_Task prompt_
Write out the entire listing below exactly, with the pictures left out.

_Data section_

* begin *

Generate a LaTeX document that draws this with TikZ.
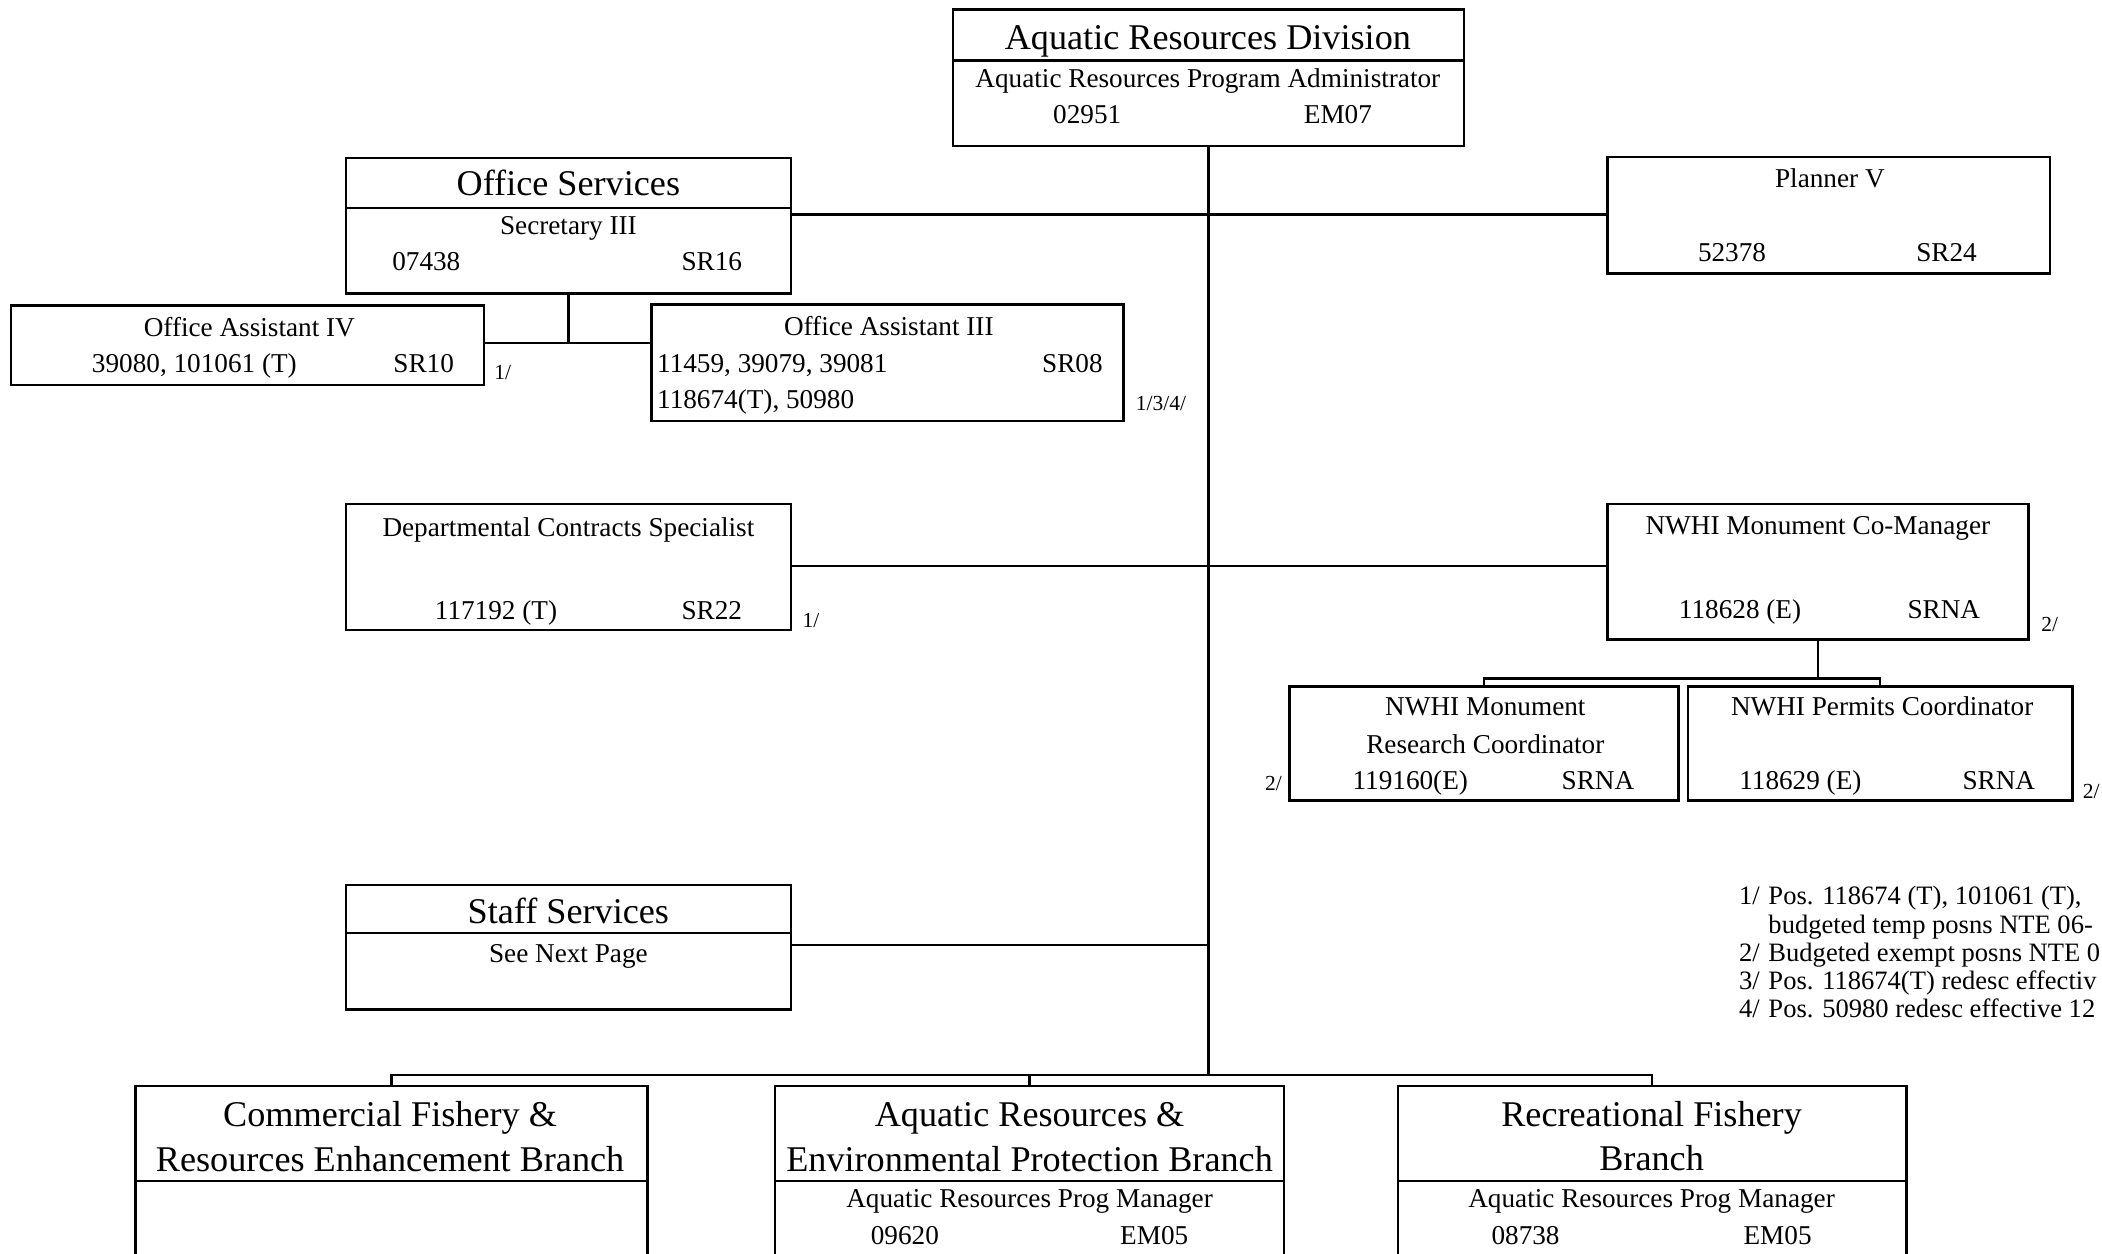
\documentclass[tikz,border=0pt]{standalone}
\usepackage{fontspec}
\setmainfont{Liberation Serif}
\begin{document}
\begin{tikzpicture}[x=1pt,y=-1pt,
  bx/.style={draw, line width=1.8pt, rectangle, inner sep=0pt, outer sep=0pt, anchor=north west},
  ln/.style={line width=1.8pt},
  tx/.style={anchor=base, inner sep=0pt, font=\fontsize{20.3}{24}\selectfont},
  txl/.style={tx, anchor=base west},
  nt/.style={anchor=base west, inner sep=0pt, font=\fontsize{19.8}{24}\selectfont},
  ttl/.style={anchor=base, inner sep=0pt, font=\fontsize{27}{32}\selectfont},
  fn/.style={anchor=base, inner sep=0pt, font=\fontsize{16}{19}\selectfont}]
\useasboundingbox (0,0) rectangle (1568,935);
\fill[white] (0,0) rectangle (1568,935);

% ---- boxes
\node[bx, minimum width=381, minimum height=102] (top) at (711,7) {};
\draw[ln] (top.west |- 0,45) -- (top.east |- 0,45);
\node[ttl] (t1) at (901,37) {Aquatic Resources Division};
\node[tx] (t2) at (901,65) {Aquatic Resources Program Administrator};
\node[tx] (t3) at (811,92) {02951};
\node[tx] (t4) at (998,92) {EM07};

\node[bx, minimum width=332, minimum height=101] (os) at (258,118) {};
\draw[ln] (os.west |- 0,155) -- (os.east |- 0,155);
\node[ttl] (os1) at (424,146) {Office Services};
\node[tx] (os2) at (424,175) {Secretary III};
\node[tx] (os3) at (318,202) {07438};
\node[tx] (os4) at (531,202) {SR16};

\node[bx, minimum width=330, minimum height=87] (pv) at (1199,117) {};
\node[tx] (pv1) at (1365,140) {Planner V};
\node[tx] (pv2) at (1292,195) {52378};
\node[tx] (pv3) at (1452,195) {SR24};

\node[bx, minimum width=353, minimum height=59] (oa4) at (8,228) {};
\node[tx] (oa41) at (186,251) {Office Assistant IV};
\node[tx] (oa42) at (145,278) {39080, 101061 (T)};
\node[tx] (oa43) at (316,278) {SR10};
\node[fn] (oa4n) at (375,283) {1/};

\node[bx, minimum width=352, minimum height=87] (oa3) at (486,227) {};
\node[tx] (oa31) at (663,250) {Office Assistant III};
\node[txl] (oa32) at (490,278) {11459, 39079, 39081};
\node[tx] (oa33) at (800,278) {SR08};
\node[txl] (oa34) at (490,305) {118674(T), 50980};
\node[fn] (oa3n) at (866,306) {1/3/4/};

\node[bx, minimum width=332, minimum height=94] (dc) at (258,376) {};
\node[tx] (dc1) at (424,400) {Departmental Contracts Specialist};
\node[tx] (dc2) at (370,462) {117192 (T)};
\node[tx] (dc3) at (531,462) {SR22};
\node[fn] (dcn) at (605,468) {1/};

\node[bx, minimum width=314, minimum height=101] (cm) at (1199,376) {};
\node[tx] (cm1) at (1356,399) {NWHI Monument Co-Manager};
\node[tx] (cm2) at (1298,461) {118628 (E)};
\node[tx] (cm3) at (1450,461) {SRNA};
\node[fn] (cmn) at (1529,471) {2/};

\node[bx, minimum width=290, minimum height=85] (rc) at (962,512) {};
\node[tx] (rc1) at (1108,534) {NWHI Monument};
\node[tx] (rc2) at (1108,562) {Research Coordinator};
\node[tx] (rc3) at (1052,589) {119160(E)};
\node[tx] (rc4) at (1192,589) {SRNA};
\node[fn] (rcn) at (950,590) {2/};

\node[bx, minimum width=287, minimum height=85] (pc) at (1259,512) {};
\node[tx] (pc1) at (1404,534) {NWHI Permits Coordinator};
\node[tx] (pc2) at (1343,589) {118629 (E)};
\node[tx] (pc3) at (1491,589) {SRNA};
\node[fn] (pcn) at (1560,596) {2/};

\node[bx, minimum width=332, minimum height=93] (ss) at (258,660) {};
\draw[ln] (ss.west |- 0,696) -- (ss.east |- 0,696);
\node[ttl] (ss1) at (424,689) {Staff Services};
\node[tx] (ss2) at (424,718) {See Next Page};

% notes
\node[nt] (n1a) at (1297,675) {1/};
\node[nt] (n1b) at (1319,675) {Pos. 118674 (T), 101061 (T),};
\node[nt] (n1c) at (1319,696) {budgeted temp posns NTE 06-};
\node[nt] (n2a) at (1297,717) {2/};
\node[nt] (n2b) at (1319,717) {Budgeted exempt posns NTE 0};
\node[nt] (n3a) at (1297,738) {3/};
\node[nt] (n3b) at (1319,738) {Pos. 118674(T) redesc effectiv};
\node[nt] (n4a) at (1297,759) {4/};
\node[nt] (n4b) at (1319,759) {Pos. 50980 redesc effective 12};

\begin{scope}
\clip (0,0) rectangle (1568,935);
\node[bx, minimum width=382, minimum height=135] (cf) at (101,810) {};
\draw[ln] (cf.west |- 0,881) -- (cf.east |- 0,881);
\node[ttl] (cf1) at (291,840) {Commercial Fishery \&};
\node[ttl] (cf2) at (291,874) {Resources Enhancement Branch};

\node[bx, minimum width=380, minimum height=135] (ae) at (578,810) {};
\draw[ln] (ae.west |- 0,881) -- (ae.east |- 0,881);
\node[ttl] (ae1) at (768,840) {Aquatic Resources \&};
\node[ttl] (ae2) at (768,874) {Environmental Protection Branch};
\node[tx] (ae3) at (768,901) {Aquatic Resources Prog Manager};
\node[tx] (ae4) at (675,928) {09620};
\node[tx] (ae5) at (861,928) {EM05};

\node[bx, minimum width=379, minimum height=135] (rf) at (1043,810) {};
\draw[ln] (rf.west |- 0,881) -- (rf.east |- 0,881);
\node[ttl] (rf1) at (1232,840) {Recreational Fishery};
\node[ttl] (rf2) at (1232,873) {Branch};
\node[tx] (rf3) at (1232,901) {Aquatic Resources Prog Manager};
\node[tx] (rf4) at (1138,928) {08738};
\node[tx] (rf5) at (1326,928) {EM05};
\end{scope}

% ---- connectors
\coordinate (bus) at (900,802);
\coordinate (jos) at (0,256);
\coordinate (jcm) at (0,506);
\draw[ln] (top.south) -- (top.south |- bus);
\draw[ln] (pv.west |- 0,160) -- (os.east |- 0,160);
\draw[ln] (os.south) -- (os.south |- jos);
\draw[ln] (oa4.east |- jos) -- (oa3.west |- jos);
\draw[ln] (dc.east |- 0,422) -- (cm.west |- 0,422);
\draw[ln] (cm.south) -- (cm.south |- jcm);
\draw[ln] (rc.north) -- (rc.north |- jcm) -- (pc.north |- jcm) -- (pc.north);
\draw[ln] (ss.east |- 0,705) -- (top.south |- 0,705);
\draw[ln] (cf.north) -- (cf.north |- bus) -- (rf.north |- bus) -- (rf.north);
\draw[ln] (ae.north) -- (ae.north |- bus);
\end{tikzpicture}
\end{document}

* end *

_Response to the task_
Generate a LaTeX document that draws this with TikZ.
\documentclass[tikz,border=0pt]{standalone}
\usepackage{fontspec}
\setmainfont{Liberation Serif}
\begin{document}
\begin{tikzpicture}[x=1pt,y=-1pt,
  bx/.style={draw, line width=1.8pt, rectangle, inner sep=0pt, outer sep=0pt, anchor=north west},
  ln/.style={line width=1.8pt},
  tx/.style={anchor=base, inner sep=0pt, font=\fontsize{20.3}{24}\selectfont},
  txl/.style={tx, anchor=base west},
  nt/.style={anchor=base west, inner sep=0pt, font=\fontsize{19.8}{24}\selectfont},
  ttl/.style={anchor=base, inner sep=0pt, font=\fontsize{27}{32}\selectfont},
  fn/.style={anchor=base, inner sep=0pt, font=\fontsize{16}{19}\selectfont}]
\useasboundingbox (0,0) rectangle (1568,935);
\fill[white] (0,0) rectangle (1568,935);

% ---- boxes
\node[bx, minimum width=381, minimum height=102] (top) at (711,7) {};
\draw[ln] (top.west |- 0,45) -- (top.east |- 0,45);
\node[ttl] (t1) at (901,37) {Aquatic Resources Division};
\node[tx] (t2) at (901,65) {Aquatic Resources Program Administrator};
\node[tx] (t3) at (811,92) {02951};
\node[tx] (t4) at (998,92) {EM07};

\node[bx, minimum width=332, minimum height=101] (os) at (258,118) {};
\draw[ln] (os.west |- 0,155) -- (os.east |- 0,155);
\node[ttl] (os1) at (424,146) {Office Services};
\node[tx] (os2) at (424,175) {Secretary III};
\node[tx] (os3) at (318,202) {07438};
\node[tx] (os4) at (531,202) {SR16};

\node[bx, minimum width=330, minimum height=87] (pv) at (1199,117) {};
\node[tx] (pv1) at (1365,140) {Planner V};
\node[tx] (pv2) at (1292,195) {52378};
\node[tx] (pv3) at (1452,195) {SR24};

\node[bx, minimum width=353, minimum height=59] (oa4) at (8,228) {};
\node[tx] (oa41) at (186,251) {Office Assistant IV};
\node[tx] (oa42) at (145,278) {39080, 101061 (T)};
\node[tx] (oa43) at (316,278) {SR10};
\node[fn] (oa4n) at (375,283) {1/};

\node[bx, minimum width=352, minimum height=87] (oa3) at (486,227) {};
\node[tx] (oa31) at (663,250) {Office Assistant III};
\node[txl] (oa32) at (490,278) {11459, 39079, 39081};
\node[tx] (oa33) at (800,278) {SR08};
\node[txl] (oa34) at (490,305) {118674(T), 50980};
\node[fn] (oa3n) at (866,306) {1/3/4/};

\node[bx, minimum width=332, minimum height=94] (dc) at (258,376) {};
\node[tx] (dc1) at (424,400) {Departmental Contracts Specialist};
\node[tx] (dc2) at (370,462) {117192 (T)};
\node[tx] (dc3) at (531,462) {SR22};
\node[fn] (dcn) at (605,468) {1/};

\node[bx, minimum width=314, minimum height=101] (cm) at (1199,376) {};
\node[tx] (cm1) at (1356,399) {NWHI Monument Co-Manager};
\node[tx] (cm2) at (1298,461) {118628 (E)};
\node[tx] (cm3) at (1450,461) {SRNA};
\node[fn] (cmn) at (1529,471) {2/};

\node[bx, minimum width=290, minimum height=85] (rc) at (962,512) {};
\node[tx] (rc1) at (1108,534) {NWHI Monument};
\node[tx] (rc2) at (1108,562) {Research Coordinator};
\node[tx] (rc3) at (1052,589) {119160(E)};
\node[tx] (rc4) at (1192,589) {SRNA};
\node[fn] (rcn) at (950,590) {2/};

\node[bx, minimum width=287, minimum height=85] (pc) at (1259,512) {};
\node[tx] (pc1) at (1404,534) {NWHI Permits Coordinator};
\node[tx] (pc2) at (1343,589) {118629 (E)};
\node[tx] (pc3) at (1491,589) {SRNA};
\node[fn] (pcn) at (1560,596) {2/};

\node[bx, minimum width=332, minimum height=93] (ss) at (258,660) {};
\draw[ln] (ss.west |- 0,696) -- (ss.east |- 0,696);
\node[ttl] (ss1) at (424,689) {Staff Services};
\node[tx] (ss2) at (424,718) {See Next Page};

% notes
\node[nt] (n1a) at (1297,675) {1/};
\node[nt] (n1b) at (1319,675) {Pos. 118674 (T), 101061 (T),};
\node[nt] (n1c) at (1319,696) {budgeted temp posns NTE 06-};
\node[nt] (n2a) at (1297,717) {2/};
\node[nt] (n2b) at (1319,717) {Budgeted exempt posns NTE 0};
\node[nt] (n3a) at (1297,738) {3/};
\node[nt] (n3b) at (1319,738) {Pos. 118674(T) redesc effectiv};
\node[nt] (n4a) at (1297,759) {4/};
\node[nt] (n4b) at (1319,759) {Pos. 50980 redesc effective 12};

\begin{scope}
\clip (0,0) rectangle (1568,935);
\node[bx, minimum width=382, minimum height=135] (cf) at (101,810) {};
\draw[ln] (cf.west |- 0,881) -- (cf.east |- 0,881);
\node[ttl] (cf1) at (291,840) {Commercial Fishery \&};
\node[ttl] (cf2) at (291,874) {Resources Enhancement Branch};

\node[bx, minimum width=380, minimum height=135] (ae) at (578,810) {};
\draw[ln] (ae.west |- 0,881) -- (ae.east |- 0,881);
\node[ttl] (ae1) at (768,840) {Aquatic Resources \&};
\node[ttl] (ae2) at (768,874) {Environmental Protection Branch};
\node[tx] (ae3) at (768,901) {Aquatic Resources Prog Manager};
\node[tx] (ae4) at (675,928) {09620};
\node[tx] (ae5) at (861,928) {EM05};

\node[bx, minimum width=379, minimum height=135] (rf) at (1043,810) {};
\draw[ln] (rf.west |- 0,881) -- (rf.east |- 0,881);
\node[ttl] (rf1) at (1232,840) {Recreational Fishery};
\node[ttl] (rf2) at (1232,873) {Branch};
\node[tx] (rf3) at (1232,901) {Aquatic Resources Prog Manager};
\node[tx] (rf4) at (1138,928) {08738};
\node[tx] (rf5) at (1326,928) {EM05};
\end{scope}

% ---- connectors
\coordinate (bus) at (900,802);
\coordinate (jos) at (0,256);
\coordinate (jcm) at (0,506);
\draw[ln] (top.south) -- (top.south |- bus);
\draw[ln] (pv.west |- 0,160) -- (os.east |- 0,160);
\draw[ln] (os.south) -- (os.south |- jos);
\draw[ln] (oa4.east |- jos) -- (oa3.west |- jos);
\draw[ln] (dc.east |- 0,422) -- (cm.west |- 0,422);
\draw[ln] (cm.south) -- (cm.south |- jcm);
\draw[ln] (rc.north) -- (rc.north |- jcm) -- (pc.north |- jcm) -- (pc.north);
\draw[ln] (ss.east |- 0,705) -- (top.south |- 0,705);
\draw[ln] (cf.north) -- (cf.north |- bus) -- (rf.north |- bus) -- (rf.north);
\draw[ln] (ae.north) -- (ae.north |- bus);
\end{tikzpicture}
\end{document}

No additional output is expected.